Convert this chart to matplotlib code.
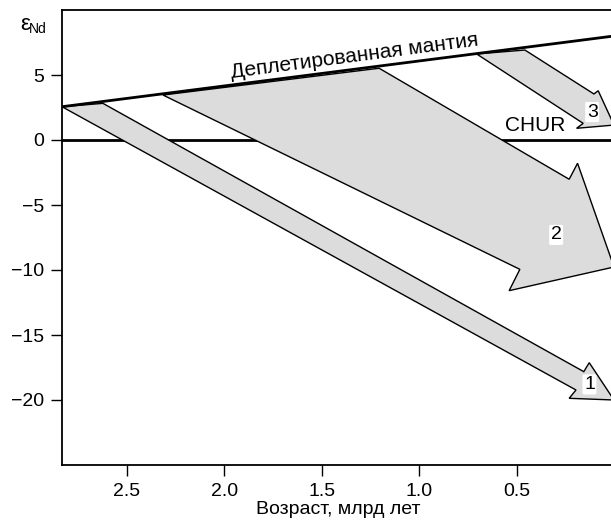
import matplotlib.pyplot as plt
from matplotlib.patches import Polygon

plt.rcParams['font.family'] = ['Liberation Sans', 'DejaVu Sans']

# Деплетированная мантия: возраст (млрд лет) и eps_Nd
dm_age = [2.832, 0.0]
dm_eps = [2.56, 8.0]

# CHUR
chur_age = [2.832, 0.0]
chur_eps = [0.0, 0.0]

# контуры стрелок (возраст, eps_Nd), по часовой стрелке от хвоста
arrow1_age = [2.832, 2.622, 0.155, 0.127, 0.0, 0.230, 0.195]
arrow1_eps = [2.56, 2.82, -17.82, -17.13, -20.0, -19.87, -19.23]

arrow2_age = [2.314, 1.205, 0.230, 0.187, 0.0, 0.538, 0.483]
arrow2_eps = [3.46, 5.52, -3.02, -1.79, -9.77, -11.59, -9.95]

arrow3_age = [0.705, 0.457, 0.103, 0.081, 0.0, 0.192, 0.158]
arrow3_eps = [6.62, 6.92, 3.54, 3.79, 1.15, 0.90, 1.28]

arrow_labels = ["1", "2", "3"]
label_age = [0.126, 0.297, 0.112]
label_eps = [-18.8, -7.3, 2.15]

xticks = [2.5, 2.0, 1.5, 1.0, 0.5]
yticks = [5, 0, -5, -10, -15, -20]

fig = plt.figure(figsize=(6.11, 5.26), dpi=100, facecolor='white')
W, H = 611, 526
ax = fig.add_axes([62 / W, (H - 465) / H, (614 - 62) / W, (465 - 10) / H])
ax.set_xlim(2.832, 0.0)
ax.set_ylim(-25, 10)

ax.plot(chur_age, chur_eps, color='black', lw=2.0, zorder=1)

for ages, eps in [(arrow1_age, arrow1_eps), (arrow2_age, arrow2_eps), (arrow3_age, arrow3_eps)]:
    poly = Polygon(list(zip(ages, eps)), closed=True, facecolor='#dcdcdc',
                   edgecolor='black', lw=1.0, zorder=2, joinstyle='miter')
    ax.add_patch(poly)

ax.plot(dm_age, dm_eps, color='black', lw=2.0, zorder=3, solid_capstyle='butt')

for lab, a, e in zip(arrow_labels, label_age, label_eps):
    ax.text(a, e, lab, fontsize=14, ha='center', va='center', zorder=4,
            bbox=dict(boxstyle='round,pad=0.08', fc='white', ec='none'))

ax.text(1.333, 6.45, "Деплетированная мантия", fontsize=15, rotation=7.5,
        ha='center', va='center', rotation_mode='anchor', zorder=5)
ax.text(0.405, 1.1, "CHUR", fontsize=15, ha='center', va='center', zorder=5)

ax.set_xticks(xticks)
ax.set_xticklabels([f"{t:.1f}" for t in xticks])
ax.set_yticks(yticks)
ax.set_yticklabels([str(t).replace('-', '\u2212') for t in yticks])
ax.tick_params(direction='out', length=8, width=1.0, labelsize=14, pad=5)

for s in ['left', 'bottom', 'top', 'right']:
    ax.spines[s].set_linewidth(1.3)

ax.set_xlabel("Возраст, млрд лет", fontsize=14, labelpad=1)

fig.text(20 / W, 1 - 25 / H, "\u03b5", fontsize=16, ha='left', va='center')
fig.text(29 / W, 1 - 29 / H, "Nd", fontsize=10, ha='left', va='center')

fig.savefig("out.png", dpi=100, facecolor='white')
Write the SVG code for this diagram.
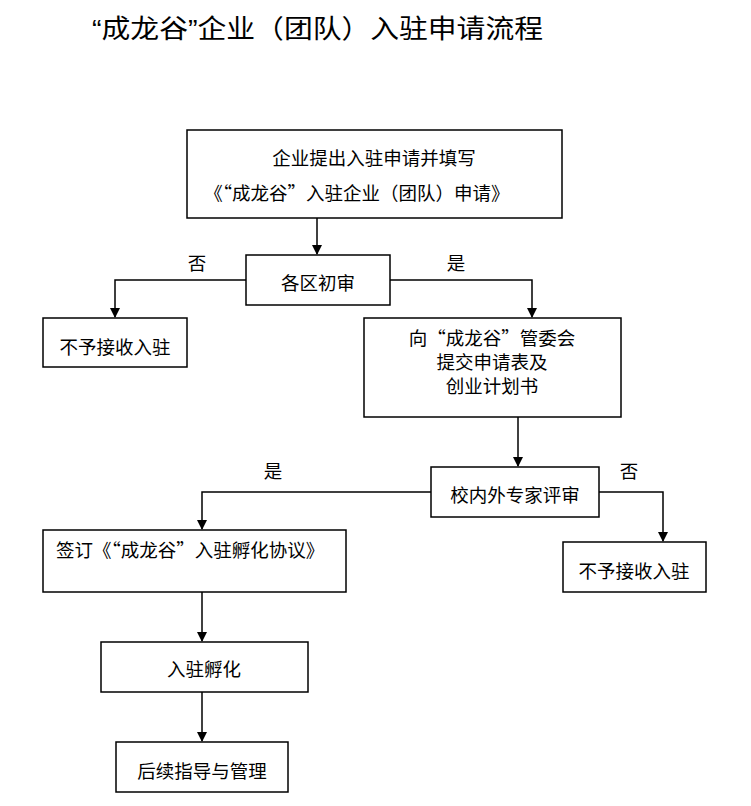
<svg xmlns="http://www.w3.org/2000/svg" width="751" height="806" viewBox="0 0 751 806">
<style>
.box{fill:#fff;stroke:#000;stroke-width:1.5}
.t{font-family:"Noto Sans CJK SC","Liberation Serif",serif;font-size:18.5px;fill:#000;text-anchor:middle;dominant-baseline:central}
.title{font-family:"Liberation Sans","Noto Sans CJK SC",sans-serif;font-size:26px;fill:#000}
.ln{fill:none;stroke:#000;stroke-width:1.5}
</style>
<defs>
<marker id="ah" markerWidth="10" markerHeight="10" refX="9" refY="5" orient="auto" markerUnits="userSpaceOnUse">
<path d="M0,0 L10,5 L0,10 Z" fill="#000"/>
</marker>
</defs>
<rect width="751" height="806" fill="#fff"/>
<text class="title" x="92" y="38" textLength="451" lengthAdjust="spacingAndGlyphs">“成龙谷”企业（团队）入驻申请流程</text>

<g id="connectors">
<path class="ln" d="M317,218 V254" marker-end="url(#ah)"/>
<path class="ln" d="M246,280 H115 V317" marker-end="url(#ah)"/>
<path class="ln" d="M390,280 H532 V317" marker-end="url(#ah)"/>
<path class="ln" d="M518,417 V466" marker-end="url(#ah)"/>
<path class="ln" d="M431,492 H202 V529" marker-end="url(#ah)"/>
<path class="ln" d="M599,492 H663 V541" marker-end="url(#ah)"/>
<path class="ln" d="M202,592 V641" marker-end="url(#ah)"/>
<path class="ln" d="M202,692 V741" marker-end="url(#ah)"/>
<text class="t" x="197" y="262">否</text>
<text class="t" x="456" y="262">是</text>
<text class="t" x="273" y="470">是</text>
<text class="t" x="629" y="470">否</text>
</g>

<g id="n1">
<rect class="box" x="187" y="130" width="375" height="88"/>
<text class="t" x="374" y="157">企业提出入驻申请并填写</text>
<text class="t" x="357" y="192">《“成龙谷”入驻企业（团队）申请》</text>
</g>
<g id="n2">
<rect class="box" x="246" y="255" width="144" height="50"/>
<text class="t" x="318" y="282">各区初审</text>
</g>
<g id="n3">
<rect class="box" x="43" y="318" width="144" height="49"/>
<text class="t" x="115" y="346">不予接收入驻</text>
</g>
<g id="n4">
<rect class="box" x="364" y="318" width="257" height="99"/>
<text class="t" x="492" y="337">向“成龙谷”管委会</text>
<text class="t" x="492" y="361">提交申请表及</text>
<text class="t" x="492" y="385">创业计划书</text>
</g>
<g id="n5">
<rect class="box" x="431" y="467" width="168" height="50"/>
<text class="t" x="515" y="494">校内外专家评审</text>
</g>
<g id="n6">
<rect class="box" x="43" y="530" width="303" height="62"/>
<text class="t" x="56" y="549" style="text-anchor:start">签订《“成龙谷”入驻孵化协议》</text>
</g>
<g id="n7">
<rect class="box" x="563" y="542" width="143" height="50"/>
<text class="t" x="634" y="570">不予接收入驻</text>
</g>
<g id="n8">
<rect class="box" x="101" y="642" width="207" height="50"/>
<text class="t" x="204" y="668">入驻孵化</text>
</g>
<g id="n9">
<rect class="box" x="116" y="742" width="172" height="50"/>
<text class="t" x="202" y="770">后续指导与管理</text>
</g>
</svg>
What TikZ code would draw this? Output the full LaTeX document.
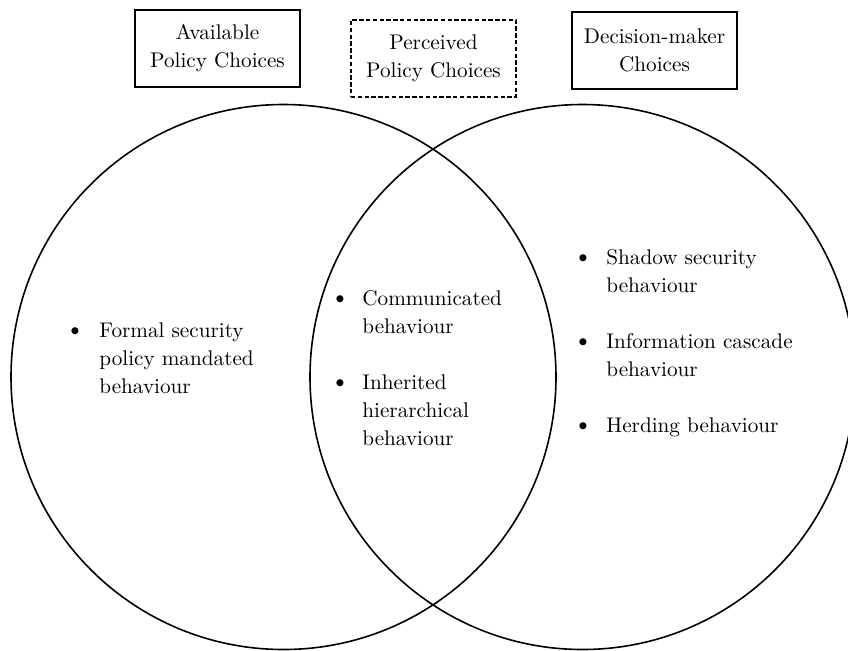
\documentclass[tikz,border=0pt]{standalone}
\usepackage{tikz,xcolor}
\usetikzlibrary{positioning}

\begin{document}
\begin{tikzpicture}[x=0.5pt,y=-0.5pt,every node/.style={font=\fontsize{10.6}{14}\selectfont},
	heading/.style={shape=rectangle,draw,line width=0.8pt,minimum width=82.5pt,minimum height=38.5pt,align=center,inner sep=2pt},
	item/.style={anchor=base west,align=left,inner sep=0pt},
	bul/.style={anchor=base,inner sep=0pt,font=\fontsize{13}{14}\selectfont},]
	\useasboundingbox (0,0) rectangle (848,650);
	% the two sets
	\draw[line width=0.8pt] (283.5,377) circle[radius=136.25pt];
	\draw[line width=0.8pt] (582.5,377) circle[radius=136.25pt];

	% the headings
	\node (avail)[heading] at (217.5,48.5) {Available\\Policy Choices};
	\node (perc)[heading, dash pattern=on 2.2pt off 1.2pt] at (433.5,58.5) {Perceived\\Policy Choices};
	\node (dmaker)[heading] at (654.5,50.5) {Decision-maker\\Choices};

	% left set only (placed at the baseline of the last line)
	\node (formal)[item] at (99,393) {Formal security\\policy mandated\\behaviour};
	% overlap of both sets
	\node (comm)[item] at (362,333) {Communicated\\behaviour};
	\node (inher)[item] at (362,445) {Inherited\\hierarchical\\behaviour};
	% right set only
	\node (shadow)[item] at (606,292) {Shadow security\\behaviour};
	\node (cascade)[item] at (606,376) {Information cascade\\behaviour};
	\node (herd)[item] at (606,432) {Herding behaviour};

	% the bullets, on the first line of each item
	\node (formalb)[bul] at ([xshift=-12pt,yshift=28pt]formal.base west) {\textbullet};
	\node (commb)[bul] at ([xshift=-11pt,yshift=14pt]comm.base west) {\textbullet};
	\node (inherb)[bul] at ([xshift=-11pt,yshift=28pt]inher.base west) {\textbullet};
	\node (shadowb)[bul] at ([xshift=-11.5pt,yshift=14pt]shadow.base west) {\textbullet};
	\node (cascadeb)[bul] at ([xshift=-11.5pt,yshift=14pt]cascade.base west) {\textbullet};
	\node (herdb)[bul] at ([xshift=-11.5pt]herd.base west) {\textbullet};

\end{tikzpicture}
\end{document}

§ Work required
Return the material line for line, from its beginning to the line that contains "label_eps = [-18.8, -7.3, 2.15]", with the pictures left out.

§ Output
Convert this chart to matplotlib code.
import matplotlib.pyplot as plt
from matplotlib.patches import Polygon

plt.rcParams['font.family'] = ['Liberation Sans', 'DejaVu Sans']

# Деплетированная мантия: возраст (млрд лет) и eps_Nd
dm_age = [2.832, 0.0]
dm_eps = [2.56, 8.0]

# CHUR
chur_age = [2.832, 0.0]
chur_eps = [0.0, 0.0]

# контуры стрелок (возраст, eps_Nd), по часовой стрелке от хвоста
arrow1_age = [2.832, 2.622, 0.155, 0.127, 0.0, 0.230, 0.195]
arrow1_eps = [2.56, 2.82, -17.82, -17.13, -20.0, -19.87, -19.23]

arrow2_age = [2.314, 1.205, 0.230, 0.187, 0.0, 0.538, 0.483]
arrow2_eps = [3.46, 5.52, -3.02, -1.79, -9.77, -11.59, -9.95]

arrow3_age = [0.705, 0.457, 0.103, 0.081, 0.0, 0.192, 0.158]
arrow3_eps = [6.62, 6.92, 3.54, 3.79, 1.15, 0.90, 1.28]

arrow_labels = ["1", "2", "3"]
label_age = [0.126, 0.297, 0.112]
label_eps = [-18.8, -7.3, 2.15]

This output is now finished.